С выходом в свет в 1912 г. книги Дюркгейма «Элементарные формы религиозной жизни»[584] его учение о тождестве «священного» и «социального», о регулятивных и интегративных функциях религии, социологический подход к изучению религии стали фундаментом религиоведческой позиции Рэдклифф-Брауна. Показательно, что в 1913 г. он основательно переделал свою рукопись об андаманцах, внеся туда исправления в духе идей Дюркгейма. Вместе с тем Рэдклифф-Браун решительно отверг и даже публично критиковал эволюционистские представления главы французской социологической школы о тотемизме как самой первой стадии развития религии[585].
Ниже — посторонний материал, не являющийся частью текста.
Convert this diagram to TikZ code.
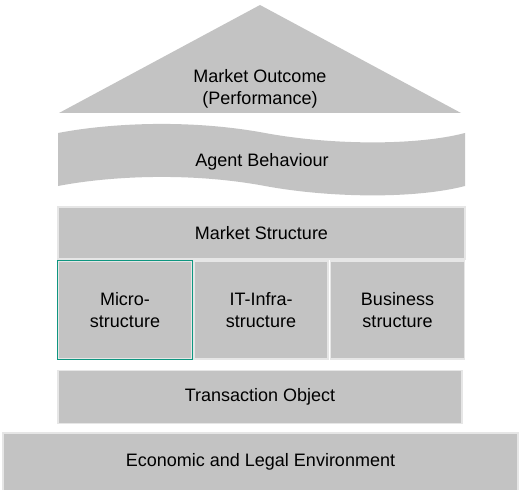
\documentclass[tikz,border=0pt]{standalone}
\usepackage{fontspec}
\setmainfont{Liberation Sans}
\definecolor{housegray}{HTML}{C3C3C3}
\definecolor{seamgray}{HTML}{E6E6E6}
\definecolor{marktea}{HTML}{0E9680}
\tikzset{
  block/.style={fill=housegray, draw=seamgray, line width=1.2pt, inner sep=0pt,
    align=center, font=\fontsize{18}{22}\selectfont},
  label/.style={align=center, font=\fontsize{18}{22}\selectfont}
}
\begin{document}
\begin{tikzpicture}[x=1pt,y=-1pt]
  \useasboundingbox (0,0) rectangle (526,489);

  % roof
  \fill[housegray] (59,113) -- (260,5) -- (461,113) -- cycle;
  \node[label] (outcome) at (260,89) {Market Outcome\\(Performance)};

  % wavy band
  \fill[housegray] (58,133) .. controls (110,123) and (190,119) .. (265,133)
    .. controls (330,145) and (415,146) .. (465,133) -- (465,186)
    .. controls (415,199) and (330,198) .. (265,186)
    .. controls (190,172) and (110,176) .. (58,186) -- cycle;
  \node[label] (behaviour) at (262,161.5) {Agent Behaviour};

  \node[block, minimum width=407pt, minimum height=52pt] (structure) at (261.5,233) {Market Structure};

  \foreach \x/\name/\text in {125/micro/Micro-\\structure,261/infra/IT-Infra-\\structure,397.5/business/Business\\structure}
    \node[block, minimum width=134pt, minimum height=98pt] (\name) at (\x,310) {\text};
  \draw[marktea, line width=1.2pt] (micro.south west) rectangle (micro.north east);

  \node[block, minimum width=404pt, minimum height=53pt] (object) at (260,397) {Transaction Object};
  \node[block, minimum width=515pt, minimum height=58pt] (environment) at (260.5,462) {Economic and Legal Environment};
\end{tikzpicture}
\end{document}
Одним из крупнейших основоположников теоретической социальной антропологии представители функционализма с почтением объявили Л. Г. Моргана[586]. Функционалисты, хотя и не все, восприняли из наследия Моргана лишь положения об изучении родовой организации, семьи и систем классификаторского родства. «То, что сейчас называют структуралистской теорией в исследовании родства и социальной организации, – писал в 1969 г. ученик Малиновского и Рэдклифф-Брауна М. Фортес, – можно найти в работах Моргана, причем не только в чисто историческом, но и в концептуальном смысле»[587]. Ударение на «концептуальной» стороне моргановского наследия сделано не зря, ибо его формально-логическая часть особенно привлекала функционалистов. Отвергая выводы Моргана о характере исторического развития систем родства и брака, они восприняли его типологию систем, введенные им понятия и саму исследовательскую проблематику, которая впервые в истории антропологии указала на важность изучения родственных отношений и предложила способы этого изучения.
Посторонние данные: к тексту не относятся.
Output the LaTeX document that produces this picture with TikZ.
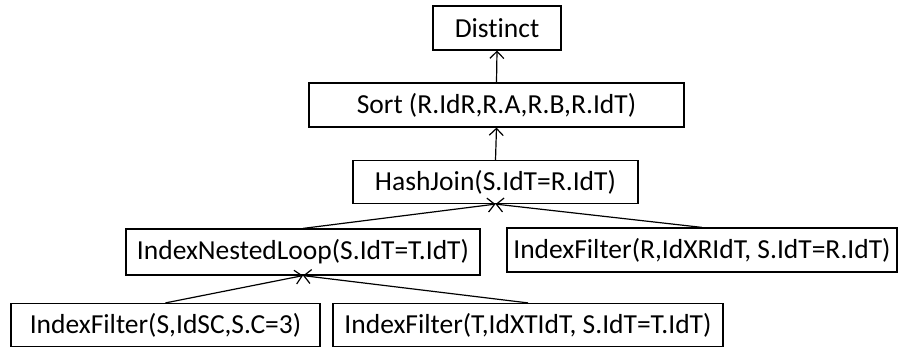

Часть теоретических выводов Моргана, в том числе его трактовку соотношения рода и форм брака с системами родства Рэдклифф-Браун и его последователи «перевели» из диахронной плоскости, в которой их преимущественно рассматривал американский ученый, в синхронную. Таким образом, сторонники структурно-функционального анализа формировали свою проблематику в области изучения социальной организации доклассовых обществ. Влияние моргановского наследия в этой области научной деятельности функционалистов было весьма значительным и объяснялось следующими причинами. Во-первых, тем, что У. Риверс, человек, сыгравший важную роль в становлении Рэдклифф-Брауна и Малиновского как ученых, был сторонником и крупнейшим знатоком научного наследия Моргана. Во-вторых, в силу того, что труды Моргана были в значительной степени свободны от недостатков классического эволюционизма: эмпирический материал, на котором строил свои выводы ученый, был не грудой разрозненных случайных свидетельств, но системой фактов, отражающих целостную картину социальной организации того или иного народа. Морган собирал его, непосредственно контактируя со многими изучаемыми племенами, а также рассылая специальные анкеты во многие страны.